まじめなポートレート講座
第一回 新連載

 ポートレートの場合、基本的に直射日光が顔に当たるような条件では撮りたくない。なぜなら直射日光が顔に当たると醜い影が出てしまうからだ。影を避けるためには、基本的に日陰にモデルを立たせることがポイントだ。あえて夏の雰囲気を出すために直射日光が顔に当たるように撮るときもあるが、そういうときは出来るだけ影が最小になるように、モデルの顔を太陽の方向に向かせるしかない。つまり、直射日光が当たるような条件では、ポーズが限定されてしまうのだ。これでは撮影していても楽しくない。

 では日陰ではどのくらい明るさがあるのか、周囲の環境によるが、日陰ではISO100のとき、1/250秒でF2.8ぐらいしか無いときが多い。これは当然よく晴れている日だ。周囲が反射光(つまり天然のレフ効果を持つ場所)を出すような環境なら、もう少し明るくなるが、ポートレートに適した光というのはそれほど明るくはないのだ。
〈左〉割と明るい日陰、ポートレートを撮るためには理想的な条件だ。絞ることでピントはより引き締まりシャープな描写になった。F1,4のレンズだからといって必ず絞り開放で撮る必要はないのだ。レンズ性能を発揮させるためには少し絞ることがベストなのだ。そのためにF1.4の余裕があると考えるのが正しい。
■カメラ:ミノルタα-9 レンズ:85mm F1.4 絞り:f2.8 シャッタースピード:1/320秒
〈右〉いわゆるピーカンの日だったので、ポートレートに理想的な光の中で撮影しても十分撮ることが出来た。ただボケはやや汚い。
■カメラ:ミノルタα-7 レンズ:24〜105mm F3.5〜4.5 絞り開放 絞り優先AE
 シャッター速度は人間の表情をきちんと捕らえるためには出来るだけ早いほうが良い。もちろん明るさが足りない日は、ブレを防止するためにモデルが出来るだけ動かないですむようなポーズを考えるが、基本的にはシャッター速度は、出来るだけ早いほうが良い。

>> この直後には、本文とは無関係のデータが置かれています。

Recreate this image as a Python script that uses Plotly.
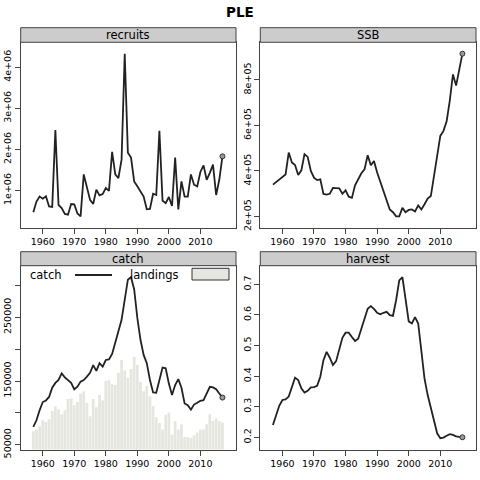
import plotly.graph_objects as go

years = list(range(1957, 2018))

recruits = [0.47, 0.73, 0.85, 0.80, 0.86, 0.61, 0.60, 2.47, 0.65, 0.57,
            0.43, 0.41, 0.67, 0.66, 0.44, 0.37, 1.39, 1.06, 0.77, 0.67,
            1.02, 0.88, 0.91, 1.06, 0.99, 1.94, 1.39, 1.30, 1.75, 4.33,
            1.92, 1.80, 1.22, 1.10, 0.98, 0.85, 0.54, 0.55, 0.92, 0.89,
            2.45, 0.75, 0.69, 0.84, 0.62, 1.80, 0.54, 1.22, 0.85, 0.85,
            1.39, 1.14, 1.10, 1.45, 1.61, 1.26, 1.43, 1.63, 0.89, 1.26,
            1.83]
recruits = [v * 1e6 for v in recruits]

ssb = [3.40, 3.51, 3.59, 3.71, 3.85, 4.81, 4.37, 4.26, 3.82, 4.03,
       4.74, 4.62, 4.00, 3.71, 3.60, 3.63, 2.99, 2.96, 3.00, 3.26,
       3.26, 3.24, 3.00, 3.15, 2.87, 2.82, 3.37, 3.63, 3.90, 4.07,
       4.69, 4.25, 4.44, 3.93, 3.51, 3.07, 2.72, 2.31, 2.19, 2.01,
       2.01, 2.38, 2.19, 2.29, 2.31, 2.22, 2.49, 2.31, 2.54, 2.79,
       2.90, 3.85, 4.66, 5.54, 5.76, 6.18, 7.09, 8.24, 7.75, 8.41,
       9.15]
ssb = [v * 1e5 for v in ssb]

catch = [77.9, 88.4, 104, 117, 119.5, 125, 139.5, 147, 151.6, 162,
         155.8, 151.6, 147, 137, 141, 149, 151.6, 157, 163, 175,
         166, 178, 172.6, 183, 184, 192.6, 212, 228, 246, 278,
         309, 313, 293.7, 249, 214.7, 191, 178, 151.6, 132, 131.6,
         151.6, 171, 170, 146, 128, 143.7, 153, 139.5, 114.7, 112,
         105, 113, 115.8, 119, 120, 129.5, 141, 140, 137, 130.5,
         124]
catch = [v * 1000 for v in catch]

landings = [71, 73.7, 79, 88.4, 85.8, 90, 103, 110.5, 105.8, 97.9,
            104, 121.6, 122.6, 112, 117, 130.5, 134, 115.8, 94.7, 121.6,
            109, 128, 120, 150, 151.6, 145, 143.7, 163, 183, 167,
            155, 169, 188, 175, 149, 134, 142, 126, 110.5, 93,
            84, 74, 97, 100.5, 66, 87, 73.7, 82, 62, 61.6,
            60.5, 64.7, 69, 74, 74, 82, 97.9, 87.4, 91, 87.4,
            84.7]
landings = [v * 1000 for v in landings]

harvest = [0.240, 0.273, 0.303, 0.322, 0.324, 0.333, 0.365, 0.395, 0.387, 0.360,
           0.346, 0.352, 0.363, 0.364, 0.368, 0.398, 0.452, 0.479, 0.460, 0.436,
           0.449, 0.488, 0.525, 0.542, 0.542, 0.528, 0.515, 0.522, 0.553, 0.590,
           0.620, 0.629, 0.620, 0.607, 0.602, 0.607, 0.610, 0.599, 0.597, 0.648,
           0.713, 0.724, 0.648, 0.579, 0.572, 0.593, 0.572, 0.479, 0.392, 0.338,
           0.295, 0.253, 0.213, 0.197, 0.199, 0.205, 0.210, 0.208, 0.203, 0.201,
           0.200]

year_ticks = [1960, 1970, 1980, 1990, 2000, 2010]
rec_ticks = [1e6, 2e6, 3e6, 4e6]
rec_labels = ["1e+06", "2e+06", "3e+06", "4e+06"]
ssb_ticks = [2e5, 4e5, 6e5, 8e5]
ssb_labels = ["2e+05", "4e+05", "6e+05", "8e+05"]
catch_ticks = [50000, 100000, 150000, 200000, 250000, 300000]
catch_labels = ["50000", "", "150000", "", "250000", ""]
harv_ticks = [0.2, 0.3, 0.4, 0.5, 0.6, 0.7]
harv_labels = ["0.2", "0.3", "0.4", "0.5", "0.6", "0.7"]

W = H = 480.0
FONT = "DejaVu Sans"
LINE = "#222222"
AXC = "#444444"


def px(x):
    return x / W


def py(y):
    return 1 - y / H


# panel boxes in pixels: (left, right, top, bottom, strip_top)
panels = [
    (20.7, 236.0, 42.3, 227.7, 27.7),
    (260.3, 476.0, 42.3, 227.7, 27.7),
    (20.7, 236.0, 265.7, 449.5, 251.7),
    (260.3, 476.0, 265.7, 449.5, 251.7),
]
names = ["recruits", "SSB", "catch", "harvest"]

fig = go.Figure()

fig.add_trace(go.Bar(x=years, y=landings, marker=dict(color="#e6e6e0", line=dict(width=0)),
                     xaxis="x3", yaxis="y3", showlegend=False))

series = [recruits, ssb, catch, harvest]
for i, s in enumerate(series):
    ax = "" if i == 0 else str(i + 1)
    fig.add_trace(go.Scatter(x=years, y=s, mode="lines", line=dict(color=LINE, width=1.8),
                             xaxis="x" + ax, yaxis="y" + ax, showlegend=False))
    fig.add_trace(go.Scatter(x=[years[-1]], y=[s[-1]], mode="markers",
                             marker=dict(size=5, color="#999999", line=dict(color="#333333", width=1)),
                             xaxis="x" + ax, yaxis="y" + ax, showlegend=False))

yranges = [
    [0.093e6, 4.607e6],
    [1.51e5, 9.65e5],
    [42500, 331000],
    [0.160, 0.761],
]
yticks = [(rec_ticks, rec_labels), (ssb_ticks, ssb_labels),
          (catch_ticks, catch_labels), (harv_ticks, harv_labels)]

layout = dict(
    template="none",
    width=480, height=480,
    margin=dict(l=0, r=0, t=0, b=0),
    paper_bgcolor="white", plot_bgcolor="white",
    bargap=0.12,
    font=dict(family=FONT, size=9, color="black"),
)
shapes = []
annotations = []
for i, (l, r, t, b, st) in enumerate(panels):
    ax = "" if i == 0 else str(i + 1)
    layout["xaxis" + ax] = dict(
        domain=[px(l), px(r)], anchor="y" + ax, range=[1953.0, 2021.3],
        tickvals=year_ticks, ticks="outside", ticklen=5, tickcolor=AXC,
        showline=True, mirror=True, linecolor=AXC, linewidth=1, automargin=False,
        showgrid=False, zeroline=False, tickfont=dict(size=9.5),
    )
    tv, tt = yticks[i]
    layout["yaxis" + ax] = dict(
        domain=[py(b), py(t)], anchor="x" + ax, range=yranges[i],
        tickvals=tv, ticktext=tt, ticks="outside", ticklen=5, tickcolor=AXC,
        tickangle=-90, showline=True, mirror=True, linecolor=AXC, linewidth=1,
        automargin=False, showgrid=False, zeroline=False, tickfont=dict(size=9.5),
    )
    shapes.append(dict(type="rect", xref="paper", yref="paper",
                       x0=px(l), x1=px(r), y0=py(t), y1=py(st),
                       fillcolor="#cccccc", line=dict(color=AXC, width=1)))
    annotations.append(dict(text=names[i], xref="paper", yref="paper",
                            x=px((l + r) / 2), y=py((t + st) / 2), showarrow=False,
                            xanchor="center", yanchor="middle",
                            font=dict(size=11.5, family=FONT, color="black")))

# legend inside catch panel
annotations.append(dict(text="catch", xref="paper", yref="paper", x=px(28), y=py(274.5),
                        xanchor="left", yanchor="middle", showarrow=False,
                        font=dict(size=11.5, family=FONT)))
shapes.append(dict(type="line", xref="paper", yref="paper", x0=px(75), x1=px(112),
                   y0=py(275), y1=py(275), line=dict(color=LINE, width=1.8)))
annotations.append(dict(text="landings", xref="paper", yref="paper", x=px(127.5), y=py(274.5),
                        xanchor="left", yanchor="middle", showarrow=False,
                        font=dict(size=11.5, family=FONT)))
shapes.append(dict(type="rect", xref="paper", yref="paper", x0=px(192), x1=px(229),
                   y0=py(280), y1=py(268.3), fillcolor="#e6e6e0",
                   line=dict(color="#333333", width=1)))

annotations.append(dict(text="<b>PLE</b>", xref="paper", yref="paper", x=0.5, y=py(12),
                        xanchor="center", yanchor="middle", showarrow=False,
                        font=dict(size=13.5, family=FONT, color="black")))

layout["shapes"] = shapes
layout["annotations"] = annotations
fig.update_layout(**layout)

# drop the default page margin so the 480x480 figure fills the window
fig.write_html("out.html", config={"displayModeBar": False},
               post_script="document.body.style.margin='0';document.body.style.overflow='hidden';")
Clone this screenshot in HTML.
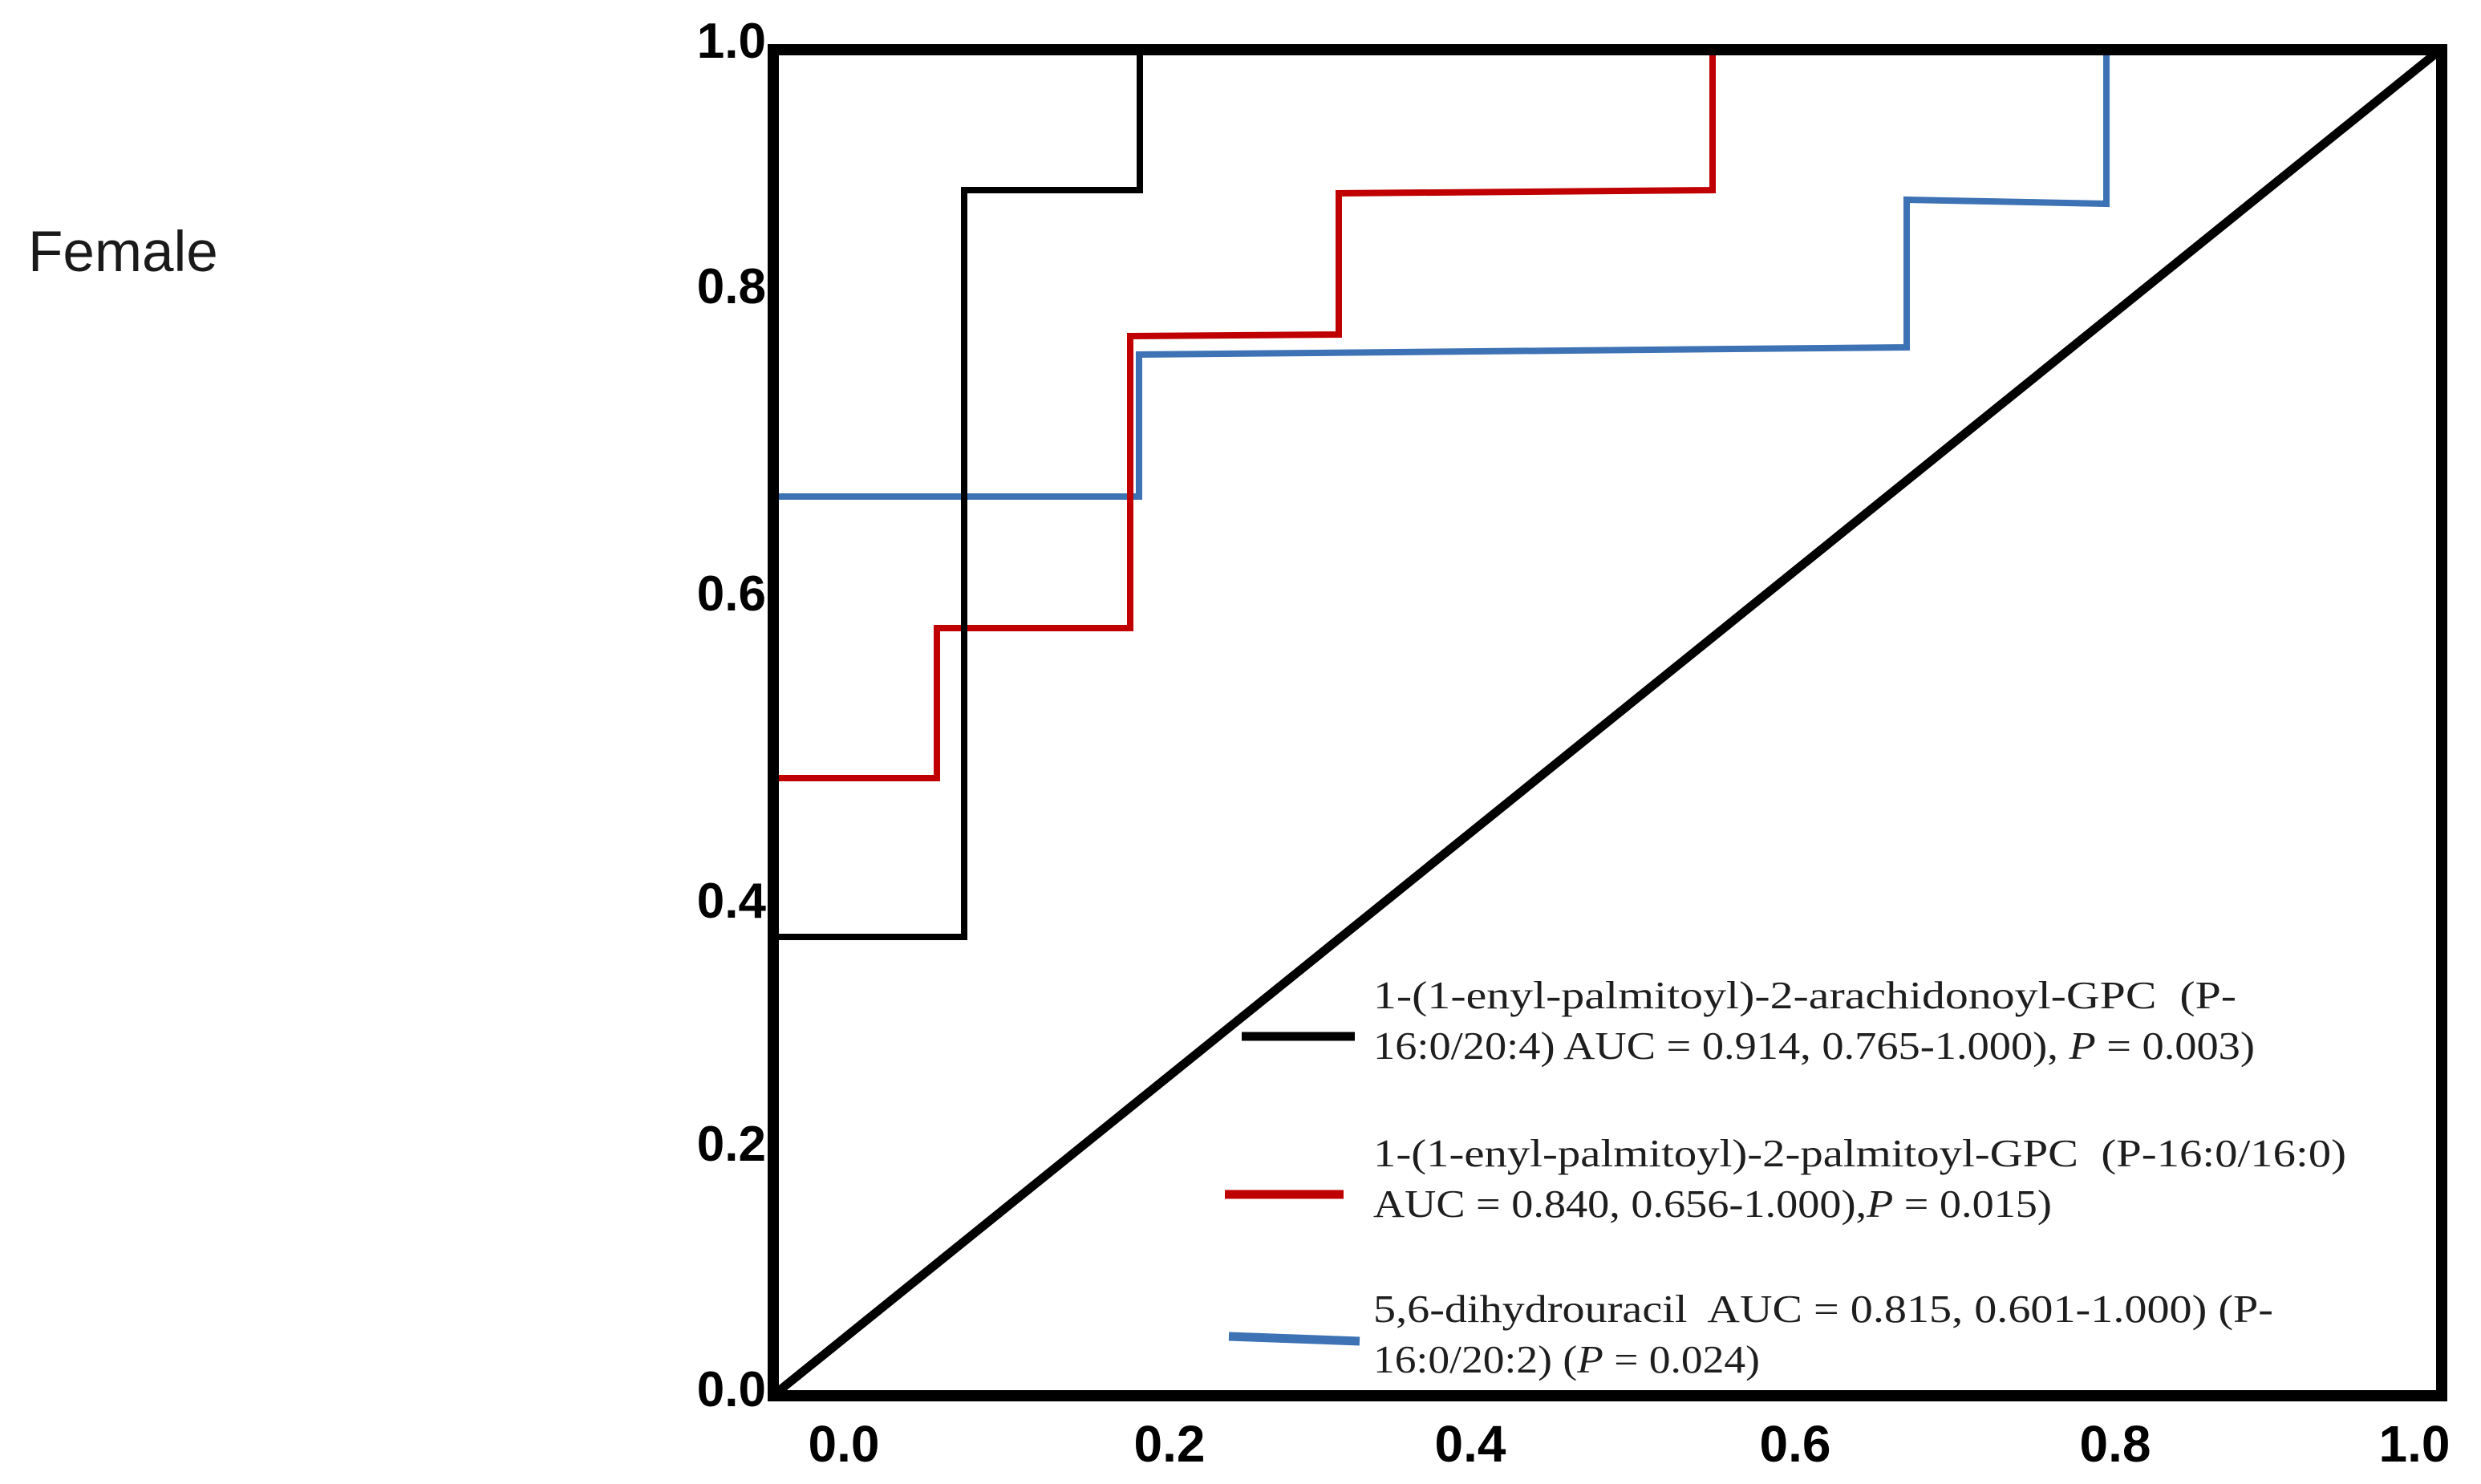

 そうなると露出のコントロールは絞りだけで決めることになる。開放F値の暗いレンズでは当然ながら開放F値以上に絞りを開けることは出来ないから、必然的に大口径レンズが有利になる。ズームではF2.8以上に明るいレンズはないから、85ミリF1.4とか135ミリF2といったレンズがポートレート向きのレンズということになる。その辺のレンズになると、ピント合わせも難しくなるし、ズーミングも出来ないから、使い方は当然難しくなる。それゆえに初心者に単焦点レンズを勧めると、うまく使えないからといって、不満の声が大きくなるが、簡単に撮れる方法に頼っていると、それ以上撮影技術の向上はないから、難しいレンズを使いこなすことに集中して欲しいのだ。
 開放F値がF3.5〜4.5のズームレンズでも条件の良い日なら確かにポートレートも撮ることは出来る。ISO400クラスのネガカラーもだいぶ良くなってきたから、高感度フィルムを使えば、レンズが暗いことはそれほどマイナスにはならない。ただし現在実用的なのはISO400までで、ISO800になると作品と呼ぶには寂しいものになってしまう。
ポートレートを撮るには最悪の条件で撮影したもの。雨が強く降っていたので、濡れないように、大きなひさしの下で撮影。ズームでは撮影不可能だが、大口径の威力で撮影できた。大口径レンズを使いこなすにはピント合わせの技術など総合的なレベルの高さが必要だが、使いこなしていくヨロコビは大きい。